Saison, which means "season" in French, dates back to the late 19th century of Southern Belgium. Where the beers were traditionally brewed in farmhouses in the late Autumn/Winter months and stored there until Summer to aid in hydration to the workers on hot Summer days.
Because it was a Summer drink and helped with hydration it most likely was a lower ABV, similar to a session ale, something around 3-3.5%. Most Saison's brewed today are higher in alcohol volume and range widely from 4-10% pending it's brewing process, from traditional style such as Saison Dupont to something more funky, like Fantome Saison. Recently Men's Journal named Saison Dupont, as one of the best 25 beers in the world and that beer comes in at about 6.5%
A typical profile of a Saison is usually based off a Pils malt, but with more dry character and is usually paired with herbs and spices giving it a complex and sometimes wild or funky taste. While candi sugar or honey is typically the sugar additive that lightens and sweetens the ale.
I had interpreted all of these characteristics to go well with a berry, especially it being a Summer beverage. Based off my experience with baking pies from scratch, it's typical to incorporate spices, citrus, and herbs together with berries as you would in a cobbler or fruit pie. I thought this would be a refreshing berry Summer beer.

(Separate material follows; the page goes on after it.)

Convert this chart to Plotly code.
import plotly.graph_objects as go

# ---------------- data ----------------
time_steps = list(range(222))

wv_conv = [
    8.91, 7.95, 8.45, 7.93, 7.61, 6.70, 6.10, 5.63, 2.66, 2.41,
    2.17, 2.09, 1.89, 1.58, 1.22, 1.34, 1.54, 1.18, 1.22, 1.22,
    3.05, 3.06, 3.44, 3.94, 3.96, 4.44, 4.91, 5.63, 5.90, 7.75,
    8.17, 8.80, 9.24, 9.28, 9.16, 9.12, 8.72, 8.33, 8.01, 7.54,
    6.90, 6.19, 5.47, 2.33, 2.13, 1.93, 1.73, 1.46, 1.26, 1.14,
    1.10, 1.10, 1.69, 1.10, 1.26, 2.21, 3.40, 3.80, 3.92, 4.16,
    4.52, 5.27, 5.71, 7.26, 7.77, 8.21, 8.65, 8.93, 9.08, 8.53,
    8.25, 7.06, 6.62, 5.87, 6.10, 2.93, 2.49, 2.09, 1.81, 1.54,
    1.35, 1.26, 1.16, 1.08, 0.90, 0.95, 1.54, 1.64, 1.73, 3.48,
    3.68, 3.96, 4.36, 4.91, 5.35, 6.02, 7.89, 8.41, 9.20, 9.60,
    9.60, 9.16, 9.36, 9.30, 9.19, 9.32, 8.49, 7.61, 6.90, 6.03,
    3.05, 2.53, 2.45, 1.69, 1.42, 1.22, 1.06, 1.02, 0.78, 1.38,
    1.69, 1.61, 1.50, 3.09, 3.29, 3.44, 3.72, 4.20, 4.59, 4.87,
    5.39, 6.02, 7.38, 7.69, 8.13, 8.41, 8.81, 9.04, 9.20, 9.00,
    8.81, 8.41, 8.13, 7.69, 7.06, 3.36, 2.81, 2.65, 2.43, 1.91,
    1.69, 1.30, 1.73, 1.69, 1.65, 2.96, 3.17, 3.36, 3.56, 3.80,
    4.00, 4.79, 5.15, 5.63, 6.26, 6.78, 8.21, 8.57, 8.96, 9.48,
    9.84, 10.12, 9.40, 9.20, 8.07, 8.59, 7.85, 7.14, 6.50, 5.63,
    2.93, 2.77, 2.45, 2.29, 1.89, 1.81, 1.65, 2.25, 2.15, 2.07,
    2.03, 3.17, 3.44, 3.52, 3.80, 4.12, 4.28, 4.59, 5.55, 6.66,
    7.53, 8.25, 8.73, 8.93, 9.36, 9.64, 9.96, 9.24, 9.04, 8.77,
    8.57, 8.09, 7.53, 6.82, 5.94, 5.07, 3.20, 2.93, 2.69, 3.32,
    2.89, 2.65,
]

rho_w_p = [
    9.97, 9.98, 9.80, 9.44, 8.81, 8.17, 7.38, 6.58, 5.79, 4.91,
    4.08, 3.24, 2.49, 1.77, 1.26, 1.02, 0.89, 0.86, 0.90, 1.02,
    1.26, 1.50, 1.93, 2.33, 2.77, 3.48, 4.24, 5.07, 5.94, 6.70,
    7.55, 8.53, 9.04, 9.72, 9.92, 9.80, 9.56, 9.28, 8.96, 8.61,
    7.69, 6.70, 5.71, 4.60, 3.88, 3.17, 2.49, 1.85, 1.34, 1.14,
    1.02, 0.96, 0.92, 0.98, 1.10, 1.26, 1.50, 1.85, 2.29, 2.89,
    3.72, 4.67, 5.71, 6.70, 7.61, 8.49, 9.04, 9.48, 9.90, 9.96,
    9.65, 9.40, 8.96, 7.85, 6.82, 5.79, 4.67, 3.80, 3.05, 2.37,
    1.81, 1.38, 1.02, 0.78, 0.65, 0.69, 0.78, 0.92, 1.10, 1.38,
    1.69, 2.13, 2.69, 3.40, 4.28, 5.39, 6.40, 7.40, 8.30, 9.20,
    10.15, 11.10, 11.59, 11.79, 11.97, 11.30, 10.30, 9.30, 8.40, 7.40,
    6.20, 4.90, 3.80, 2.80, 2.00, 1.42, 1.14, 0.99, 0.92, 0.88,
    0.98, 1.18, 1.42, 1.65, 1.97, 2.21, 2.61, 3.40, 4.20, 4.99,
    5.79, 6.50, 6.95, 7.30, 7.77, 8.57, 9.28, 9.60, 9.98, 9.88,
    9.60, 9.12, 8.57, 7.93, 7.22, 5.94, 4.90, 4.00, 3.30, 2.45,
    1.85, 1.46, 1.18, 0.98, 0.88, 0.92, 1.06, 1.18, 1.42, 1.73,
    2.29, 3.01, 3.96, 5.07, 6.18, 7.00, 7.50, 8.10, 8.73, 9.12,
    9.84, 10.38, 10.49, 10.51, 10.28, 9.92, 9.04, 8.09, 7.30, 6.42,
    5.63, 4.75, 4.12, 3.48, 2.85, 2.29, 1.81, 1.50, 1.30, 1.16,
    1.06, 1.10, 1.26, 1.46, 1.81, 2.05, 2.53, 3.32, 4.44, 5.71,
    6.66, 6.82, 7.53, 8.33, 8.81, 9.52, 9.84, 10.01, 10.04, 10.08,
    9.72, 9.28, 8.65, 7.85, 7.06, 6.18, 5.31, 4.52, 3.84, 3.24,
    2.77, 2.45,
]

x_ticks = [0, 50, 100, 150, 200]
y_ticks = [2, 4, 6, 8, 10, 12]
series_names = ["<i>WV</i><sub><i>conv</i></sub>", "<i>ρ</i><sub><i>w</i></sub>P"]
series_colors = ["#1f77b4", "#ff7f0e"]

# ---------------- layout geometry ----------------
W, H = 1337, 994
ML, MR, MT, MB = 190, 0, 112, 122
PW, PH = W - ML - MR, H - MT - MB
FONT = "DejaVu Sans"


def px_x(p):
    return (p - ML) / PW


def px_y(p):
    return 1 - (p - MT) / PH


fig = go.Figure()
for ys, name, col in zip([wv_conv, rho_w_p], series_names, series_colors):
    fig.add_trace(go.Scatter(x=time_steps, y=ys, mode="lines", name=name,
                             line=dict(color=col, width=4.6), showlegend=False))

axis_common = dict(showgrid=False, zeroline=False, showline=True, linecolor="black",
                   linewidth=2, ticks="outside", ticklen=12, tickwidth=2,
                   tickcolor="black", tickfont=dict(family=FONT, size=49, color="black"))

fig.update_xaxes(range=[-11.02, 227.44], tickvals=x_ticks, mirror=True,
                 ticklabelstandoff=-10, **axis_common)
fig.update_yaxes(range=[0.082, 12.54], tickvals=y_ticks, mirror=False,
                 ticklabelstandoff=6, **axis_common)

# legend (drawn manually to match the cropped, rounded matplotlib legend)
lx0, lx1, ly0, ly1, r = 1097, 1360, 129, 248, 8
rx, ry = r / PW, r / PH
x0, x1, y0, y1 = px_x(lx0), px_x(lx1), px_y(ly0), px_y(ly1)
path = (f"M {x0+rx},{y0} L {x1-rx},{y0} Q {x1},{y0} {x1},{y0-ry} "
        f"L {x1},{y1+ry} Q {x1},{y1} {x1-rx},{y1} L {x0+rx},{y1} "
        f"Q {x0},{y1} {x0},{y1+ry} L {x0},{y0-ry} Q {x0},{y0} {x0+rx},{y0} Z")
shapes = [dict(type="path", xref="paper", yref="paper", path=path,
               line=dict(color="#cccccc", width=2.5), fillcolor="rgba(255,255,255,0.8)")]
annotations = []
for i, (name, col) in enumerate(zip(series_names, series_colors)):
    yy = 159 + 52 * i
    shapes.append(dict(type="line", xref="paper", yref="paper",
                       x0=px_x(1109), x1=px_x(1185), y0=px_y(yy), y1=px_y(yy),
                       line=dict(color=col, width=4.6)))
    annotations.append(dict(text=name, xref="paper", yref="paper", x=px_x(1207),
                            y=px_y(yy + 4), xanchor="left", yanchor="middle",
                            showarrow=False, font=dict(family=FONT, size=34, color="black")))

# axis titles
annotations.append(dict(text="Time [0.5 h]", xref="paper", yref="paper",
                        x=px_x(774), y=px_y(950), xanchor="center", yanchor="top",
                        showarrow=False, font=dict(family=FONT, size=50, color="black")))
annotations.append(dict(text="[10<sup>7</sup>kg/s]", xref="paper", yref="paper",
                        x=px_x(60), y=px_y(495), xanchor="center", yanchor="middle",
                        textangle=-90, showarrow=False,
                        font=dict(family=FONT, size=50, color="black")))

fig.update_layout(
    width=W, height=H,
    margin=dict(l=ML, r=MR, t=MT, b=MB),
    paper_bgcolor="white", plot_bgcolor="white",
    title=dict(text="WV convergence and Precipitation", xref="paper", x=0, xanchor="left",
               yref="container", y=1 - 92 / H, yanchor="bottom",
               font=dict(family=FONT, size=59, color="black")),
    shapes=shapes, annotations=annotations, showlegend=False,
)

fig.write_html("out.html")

It may have been a gamble, and not typical to what most would expect, but I do want to experiment with beer profiles and flavors and carry over my cooking and baking knowledge to beer. And I must say I'm delighted with how this second beer turned out. The color was a perfect reddish amber, it was a hint more on the tart side, giving nod to a wild ale, yet it remained crisp and refreshing. Also because it was not too sweet, you could easily pour yourself another, and another... but watch out at 7% ABV, it will make you tipsy.
I would definitely make this tasty beer again. Yum.